L'action de groupe "à la française" passe son grand oral
Avec six chapitres, représentant un peu plus de 80 pages, le projet de loi consommation, présenté ce jeudi en Conseil des ministres par Benoît Hamon, ministre délégué à la consommation, comporte toute une palette de mesures destinées à renforcer la protection des consommateurs. Parmi elles, les fameuses actions de groupe ou "class action", une procédure maintes fois promises par les gouvernements précédents, mais toujours restée lettre morte sous la pression des entreprises.
Car donner la possibilité aux consommateurs de saisir collectivement la justice pour obtenir réparation d'un préjudice n'est pas sans inquiéter les professionnels. Ceux-ci mettent en avant les dérives du système américain, où la moindre anicroche dans une prestation de service peut déclencher une procédure. Les montants des dommages et intérêts fixés par la justice attisent aussi leurs craintes. Le tout créant un climat de défiance entre client et fournisseurs, alimenté par le chantage au procès.
Un risque pour la compétitivité aux dires des entreprises
Le MEDEF tout comme l'Association française des entreprises privées (AFEP) ont brandi le spectre de la perte de compétitivité.
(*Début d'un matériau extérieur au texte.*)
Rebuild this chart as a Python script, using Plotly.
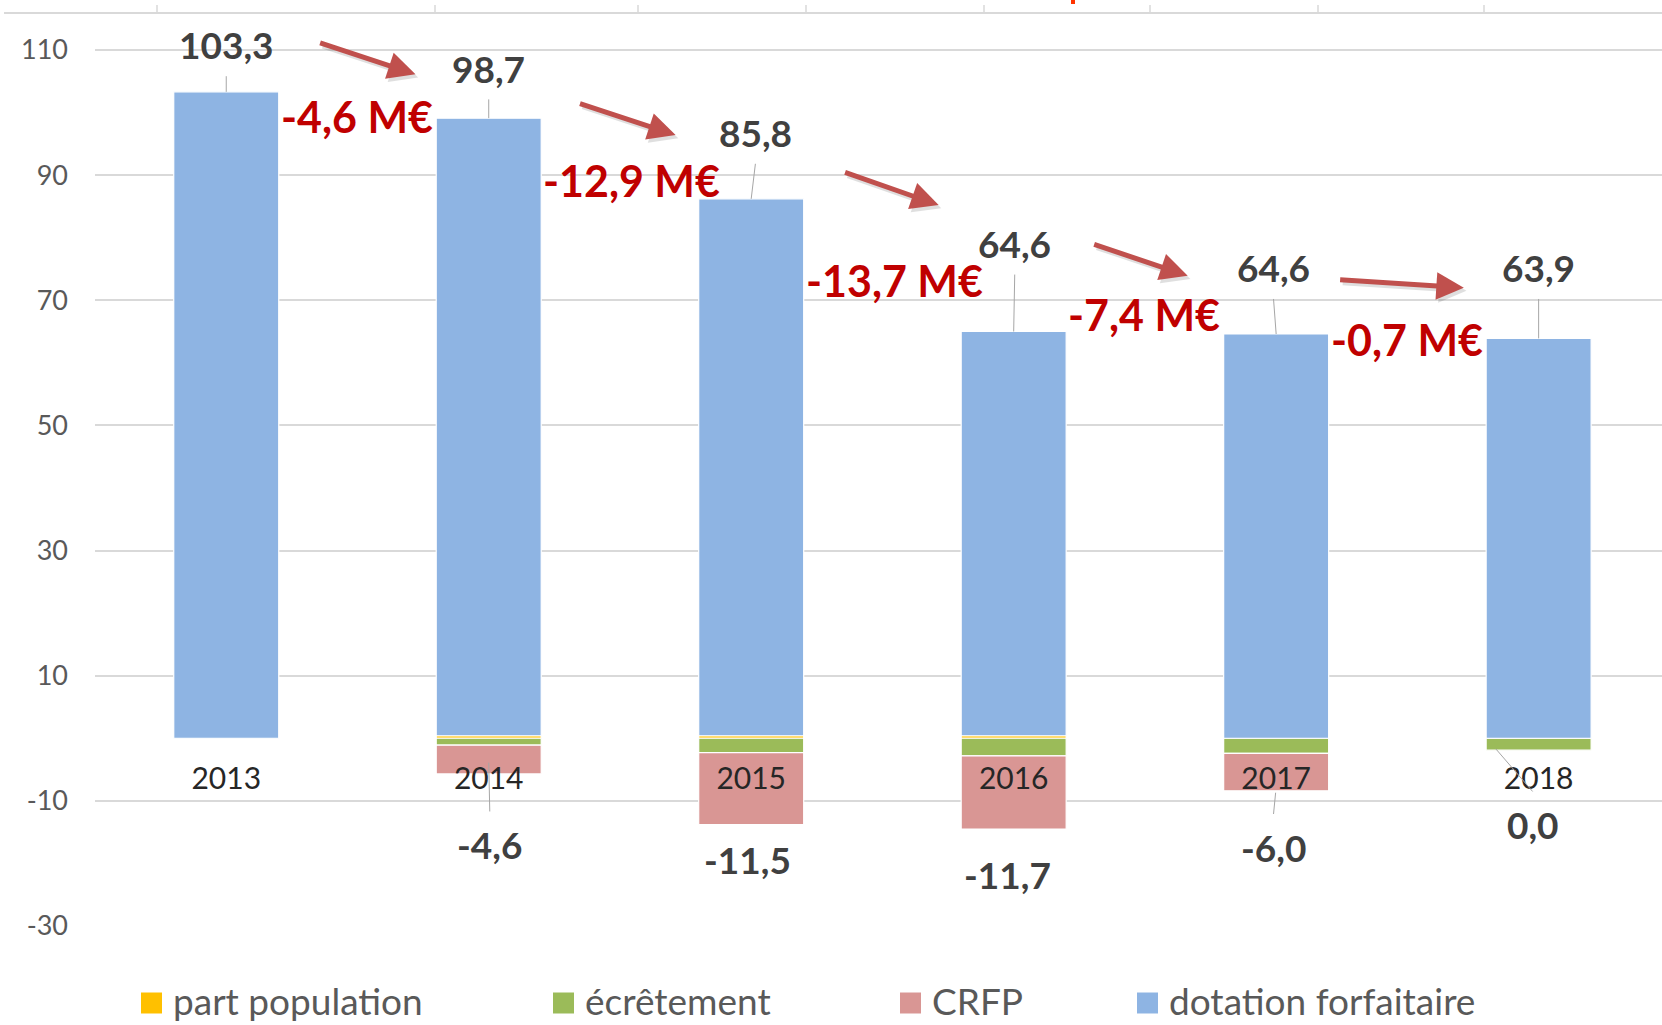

Pas uniquement du fait du poids sur leur finance du versement d'éventuelles d'indemnités, mais aussi par la nécessité pour les sociétés les plus exposées de provisionner de tels risques, ou encore sur les retombées en terme de réputation que peut engendrer un procès.
Sous la pression des différents lobbies, le texte présenté ce jour comporte quelques garde-fous pour encadrer les actions de groupe. Sans doute trop.
Pas de class action pour le Médiator
Le premier d'entre eux est l'impossibilité aux consommateurs d'agir isolément, afin d'éviter les multiplications de requêtes infondées. Mais aussi de voir des avocats, comme aux Etats-Unis, de démarcher les victimes pour justifier la tenue d'une action.
Les clients lésés devront obligatoirement passer par des associations de consommateurs agréées qui décideront si le préjudice subi vaut la tenue d'une action de groupe. C'est aussi elles qui seront chargées, dans le cadre d'une condamnation incluant le versement d'indemnités, de répartir les sommes entre les plaignants.
Le texte est aussi restrictif sur les motifs qui justifient le recours à la justice : les préjudices doivent découler de la vente de biens ou de fournitures de services. Ce qui exclut de fait, au grand dam des associations de consommateurs, les affaires touchant au domaine de la santé, comme ceux autour du Médiateur ou des implants mammaires PIP.
Le texte doit passer doit passer en première lecture devant l'Assemblée nationale au début du mois de juin. Le gouvernement devrait alors en profiter pour réintroduire, par voie d'amendement, le texte portant sur la création du registre national des crédits, retiré du projet initial afin d'en parfaire les tenants juridiques.